■ **Stated exercise**
Copy out each line of the material below that holds the string "this".

■ **Data supplied**
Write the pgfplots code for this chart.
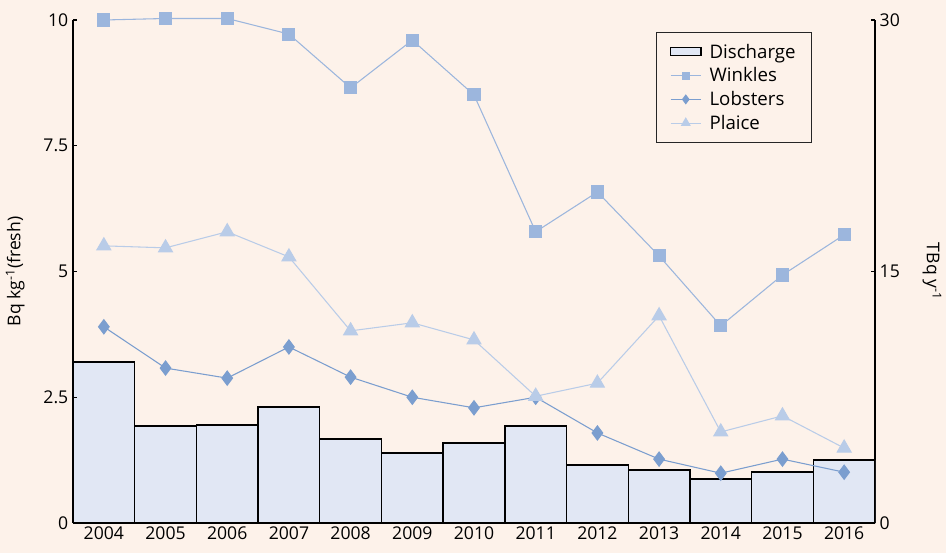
\documentclass[border=0pt]{standalone}
\usepackage{fontspec}
\setmainfont{Open Sans}
\usepackage{pgfplots}
\pgfplotsset{compat=1.18}
\definecolor{bg}{HTML}{FDF2EA}
\definecolor{barfill}{HTML}{E1E7F4}
\definecolor{winkles}{HTML}{9CB6DD}
\definecolor{lobsters}{HTML}{7B9ECF}
\definecolor{plaice}{HTML}{B9CCE8}
\pgfplotsset{
  lineleg/.style={legend image code/.code={
    \draw[mark repeat=2, mark phase=2, #1, every mark/.append style={scale=0.6}] plot coordinates {(0cm,0cm) (0.4cm,0cm) (0.8cm,0cm)};}},
  barleg/.style={legend image code/.code={
    \draw[#1] (0cm,-0.1cm) rectangle (0.8cm,0.12cm);}},
}
\begin{document}
\begin{tikzpicture}[font=\fontsize{13.2}{16}\selectfont]
\path[use as bounding box, fill=bg] (-54.75pt,-22.5pt) rectangle (654.75pt,392.25pt);
% Bars (right axis, TBq/y)
\begin{axis}[
  at={(0,0)}, anchor=south west,
  scale only axis, width=601.5pt, height=377.25pt,
  xmin=-0.5, xmax=12.5, ymin=0, ymax=30,
  axis x line*=bottom, axis y line*=right,
  axis line style={-, line width=0.9pt},
  xtick={0,...,12},
  xticklabels={2004,2005,2006,2007,2008,2009,2010,2011,2012,2013,2014,2015,2016},
  x tick style={draw=none},
  xticklabel style={yshift=1pt},
  ytick={0,15,30}, yticklabels={0,15,30},
  y tick style={line width=0.9pt, black},
  tick align=inside, major tick length=3pt,
  /pgf/number format/assume math mode=true,
  ylabel={TBq y\textsuperscript{-1}},
  ylabel style={at={(axis description cs:1.071,0.5)}, anchor=center, rotate=180},
]
\addplot[ybar, bar width=1, bar shift=0, fill=barfill, draw=black, line width=1pt] coordinates {
(0,9.6) (1,5.78) (2,5.84) (3,6.92) (4,5.0) (5,4.17) (6,4.77) (7,5.78) (8,3.46) (9,3.16) (10,2.62) (11,3.04) (12,3.76)};
\end{axis}
% Lines (left axis, Bq/kg)
\begin{axis}[
  at={(0,0)}, anchor=south west,
  scale only axis, width=601.5pt, height=377.25pt,
  xmin=-0.5, xmax=12.5, ymin=0, ymax=10,
  clip=false,
  axis x line=none, axis y line*=left,
  axis line style={-, line width=0.9pt},
  ytick={0,2.5,5,7.5,10}, yticklabels={0,2.5,5,7.5,10},
  y tick style={line width=0.9pt, black},
  tick align=inside, major tick length=3pt,
  /pgf/number format/assume math mode=true,
  ylabel={Bq kg\textsuperscript{-1}(fresh)},
  ylabel style={at={(axis description cs:-0.072,0.5)}, anchor=center},
  legend style={at={(0.727,0.976)}, anchor=north west, draw=black!85, line width=0.9pt, fill=bg,
    inner xsep=10pt, inner ysep=6.5pt, row sep=1.6pt, font=\fontsize{14}{16}\selectfont,
    /tikz/every odd column/.append style={column sep=4pt}},
  legend cell align=left,
]
\addlegendimage{barleg, fill=barfill, draw=black, line width=0.9pt}
\addlegendentry{Discharge}
\addplot[lineleg, color=winkles, line width=0.8pt, mark=square*, mark size=4.5pt, mark options={solid, fill=winkles, draw=winkles}] coordinates {
(0,10.0) (1,10.03) (2,10.03) (3,9.72) (4,8.65) (5,9.6) (6,8.51) (7,5.79) (8,6.58) (9,5.31) (10,3.92) (11,4.93) (12,5.73)};
\addlegendentry{Winkles}
\addplot[lineleg, color=lobsters, line width=0.8pt, mark=diamond*, mark size=5.3pt, mark options={solid, fill=lobsters, draw=lobsters}] coordinates {
(0,3.9) (1,3.08) (2,2.88) (3,3.5) (4,2.9) (5,2.5) (6,2.29) (7,2.5) (8,1.79) (9,1.27) (10,0.99) (11,1.27) (12,1.01)};
\addlegendentry{Lobsters}
\addplot[lineleg, color=plaice, line width=0.8pt, mark=triangle*, mark size=6pt, mark options={solid, fill=plaice, draw=plaice}] coordinates {
(0,5.51) (1,5.47) (2,5.79) (3,5.29) (4,3.82) (5,3.98) (6,3.64) (7,2.52) (8,2.78) (9,4.12) (10,1.81) (11,2.13) (12,1.49)};
\addlegendentry{Plaice}
\end{axis}
\end{tikzpicture}
\end{document}
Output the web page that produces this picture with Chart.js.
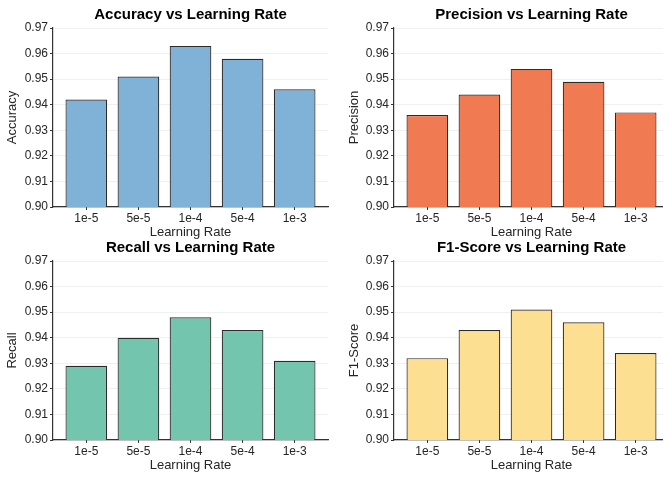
<!DOCTYPE html>
<html>
<head>
<meta charset="utf-8">
<title>Metrics vs Learning Rate</title>
<script src="https://cdn.jsdelivr.net/npm/chart.js@4.4.1/dist/chart.umd.min.js"></script>
<style>
  html, body { margin: 0; padding: 0; background: #fff; overflow: hidden; }
  #wrap { position: relative; width: 663px; height: 481px; overflow: hidden; }
  canvas { position: absolute; }
</style>
</head>
<body>
<div id="wrap">
  <canvas id="accChart" width="330" height="240" style="left:0px;top:0px"></canvas>
  <canvas id="precChart" width="330" height="240" style="left:341px;top:0px"></canvas>
  <canvas id="recChart" width="330" height="240" style="left:0px;top:233px"></canvas>
  <canvas id="f1Chart" width="330" height="240" style="left:341px;top:233px"></canvas>
</div>

<script>
// learning rates tried
const learningRates = ['1e-5', '5e-5', '1e-4', '5e-4', '1e-3'];

// metric values per learning rate
const accuracy  = [0.942, 0.951, 0.963, 0.958, 0.946];
const precision = [0.936, 0.944, 0.954, 0.949, 0.937];
const recall    = [0.929, 0.940, 0.948, 0.943, 0.931];
const f1Score   = [0.932, 0.943, 0.951, 0.946, 0.934];

// y axis range shared by all four panels
const yMin = 0.90;
const yMax = 0.97;
const yStep = 0.01;

const FONT = "'Liberation Sans', Arial, Helvetica, sans-serif";

// panel title drawn centered over the plot area (not the whole canvas)
const panelTitle = {
    id: 'panelTitle',
    afterDraw(chart, args, opts) {
        const { ctx, chartArea } = chart;
        ctx.save();
        ctx.font = 'bold 15px ' + FONT;
        ctx.fillStyle = '#000';
        ctx.textAlign = 'center';
        ctx.textBaseline = 'middle';
        ctx.fillText(opts.text, (chartArea.left + chartArea.right) / 2, 15);
        ctx.restore();
    }
};

function makePanel(id, metric, values, color, yTitlePad) {
    const canvas = document.getElementById(id);
    if (!canvas) {
        console.error("Canvas element with id '" + id + "' not found.");
        return;
    }
    const ctx = canvas.getContext('2d');

    new Chart(ctx, {
        type: 'bar',
        data: {
            datasets: [{
                label: metric,
                data: values.map((v, i) => ({ x: i, y: v })),
                backgroundColor: color,
                borderColor: '#2b2b2b',
                borderWidth: 1.2,
                borderSkipped: false,
                barPercentage: 0.8,
                categoryPercentage: 1.0
            }]
        },
        options: {
            responsive: false,
            animation: false,
            layout: {
                padding: { top: 28, right: 2, bottom: 0, left: 0 }
            },
            scales: {
                x: {
                    type: 'linear',
                    min: -0.64,
                    max: learningRates.length - 1 + 0.64,
                    offset: false,
                    afterBuildTicks: (scale) => {
                        scale.ticks = learningRates.map((_, i) => ({ value: i }));
                    },
                    afterFit: (scale) => { scale.height = 33; },
                    grid: {
                        offset: false,
                        drawOnChartArea: false,
                        drawTicks: true,
                        tickLength: 3,
                        tickColor: '#333333'
                    },
                    border: { color: '#333333', width: 1.2 },
                    ticks: {
                        autoSkip: false,
                        maxRotation: 0,
                        padding: 1,
                        color: '#262626',
                        font: { family: FONT, size: 12 },
                        callback: (value) => learningRates[value]
                    },
                    title: {
                        display: true,
                        text: 'Learning Rate',
                        color: '#262626',
                        font: { family: FONT, size: 13 },
                        padding: { top: 0, bottom: 0 }
                    }
                },
                y: {
                    min: yMin,
                    max: yMax,
                    afterFit: (scale) => { scale.width = 53; },
                    grid: {
                        color: 'rgba(0,0,0,0.06)',
                        lineWidth: 1,
                        drawTicks: true,
                        tickLength: 3,
                        tickColor: '#333333'
                    },
                    border: { color: '#333333', width: 1.2 },
                    ticks: {
                        stepSize: yStep,
                        padding: 2,
                        color: '#262626',
                        font: { family: FONT, size: 12 },
                        callback: (value) => Number(value).toFixed(2)
                    },
                    title: {
                        display: true,
                        text: metric,
                        color: '#262626',
                        font: { family: FONT, size: 13 },
                        padding: { top: yTitlePad, bottom: 0 }
                    }
                }
            },
            plugins: {
                legend: { display: false },
                tooltip: { enabled: false },
                panelTitle: { text: metric + ' vs Learning Rate' }
            }
        },
        plugins: [panelTitle]
    });
}

makePanel('accChart', 'Accuracy', accuracy, '#7fb2d6', 5);
makePanel('precChart', 'Precision', precision, '#f07a52', 6);
makePanel('recChart', 'Recall', recall, '#73c6ad', 5);
makePanel('f1Chart', 'F1-Score', f1Score, '#fddf92', 6);
</script>
</body>
</html>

■ **Output of the exercise**
Write the pgfplots code for this chart.
Output the web page that produces this picture with Chart.js.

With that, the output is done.